[EXERCISE]: Count each line in which the word "LaTeX" appears. Reply with the total and nothing more.

[DATA FOR THE TASK]:
%%

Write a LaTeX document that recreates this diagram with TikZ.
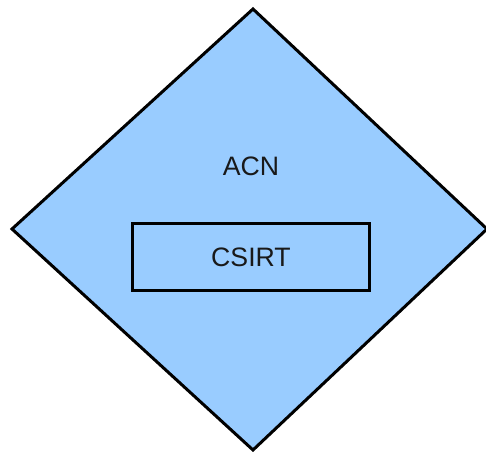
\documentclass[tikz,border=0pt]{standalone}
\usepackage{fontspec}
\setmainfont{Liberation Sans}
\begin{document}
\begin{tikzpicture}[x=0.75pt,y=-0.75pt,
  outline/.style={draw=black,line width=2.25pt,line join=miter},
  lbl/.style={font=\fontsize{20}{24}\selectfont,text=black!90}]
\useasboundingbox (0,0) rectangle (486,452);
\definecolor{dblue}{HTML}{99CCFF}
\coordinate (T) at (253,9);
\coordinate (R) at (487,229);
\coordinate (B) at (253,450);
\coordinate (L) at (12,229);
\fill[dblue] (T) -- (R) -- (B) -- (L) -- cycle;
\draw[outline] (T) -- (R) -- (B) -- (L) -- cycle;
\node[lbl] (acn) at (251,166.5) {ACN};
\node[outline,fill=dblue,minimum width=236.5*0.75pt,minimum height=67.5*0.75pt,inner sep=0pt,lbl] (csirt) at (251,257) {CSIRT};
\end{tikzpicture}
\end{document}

%%
%%

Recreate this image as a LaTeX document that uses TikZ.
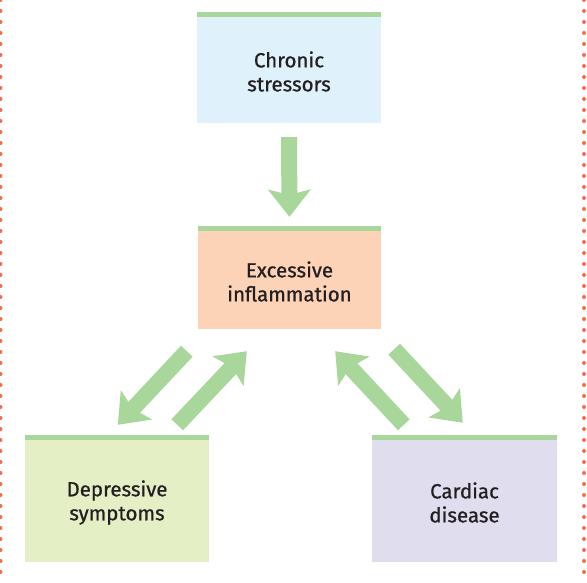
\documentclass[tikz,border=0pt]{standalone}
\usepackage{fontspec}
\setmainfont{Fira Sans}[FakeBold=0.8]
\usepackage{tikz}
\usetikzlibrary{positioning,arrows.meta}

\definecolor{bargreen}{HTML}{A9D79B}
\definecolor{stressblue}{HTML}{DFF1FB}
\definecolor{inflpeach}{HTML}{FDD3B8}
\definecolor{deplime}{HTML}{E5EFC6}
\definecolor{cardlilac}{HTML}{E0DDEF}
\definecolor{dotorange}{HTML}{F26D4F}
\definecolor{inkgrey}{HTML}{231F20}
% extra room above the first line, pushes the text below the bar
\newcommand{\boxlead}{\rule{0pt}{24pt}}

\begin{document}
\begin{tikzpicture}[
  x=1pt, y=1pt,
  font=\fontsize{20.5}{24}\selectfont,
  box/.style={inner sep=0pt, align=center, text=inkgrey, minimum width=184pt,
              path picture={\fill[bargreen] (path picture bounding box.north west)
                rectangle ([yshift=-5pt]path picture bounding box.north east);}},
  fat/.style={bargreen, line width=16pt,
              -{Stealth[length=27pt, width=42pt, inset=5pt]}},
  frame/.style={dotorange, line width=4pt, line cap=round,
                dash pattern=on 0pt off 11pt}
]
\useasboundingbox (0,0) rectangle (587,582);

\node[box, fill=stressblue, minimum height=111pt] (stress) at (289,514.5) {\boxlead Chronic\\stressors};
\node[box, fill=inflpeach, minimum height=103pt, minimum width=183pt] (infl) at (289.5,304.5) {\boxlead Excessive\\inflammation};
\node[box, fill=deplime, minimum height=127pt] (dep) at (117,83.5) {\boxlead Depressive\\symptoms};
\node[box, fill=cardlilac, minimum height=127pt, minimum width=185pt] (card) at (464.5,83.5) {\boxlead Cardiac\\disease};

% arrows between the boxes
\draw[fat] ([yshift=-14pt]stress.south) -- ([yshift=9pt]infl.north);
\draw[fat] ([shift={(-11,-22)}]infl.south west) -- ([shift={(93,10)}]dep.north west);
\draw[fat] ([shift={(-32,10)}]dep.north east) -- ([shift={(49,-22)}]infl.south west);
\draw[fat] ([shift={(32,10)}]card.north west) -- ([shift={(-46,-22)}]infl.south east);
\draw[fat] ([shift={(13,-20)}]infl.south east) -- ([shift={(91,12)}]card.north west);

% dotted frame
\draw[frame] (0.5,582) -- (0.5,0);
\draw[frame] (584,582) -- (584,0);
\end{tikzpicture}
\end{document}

%%

[WORKED SOLUTION]: 2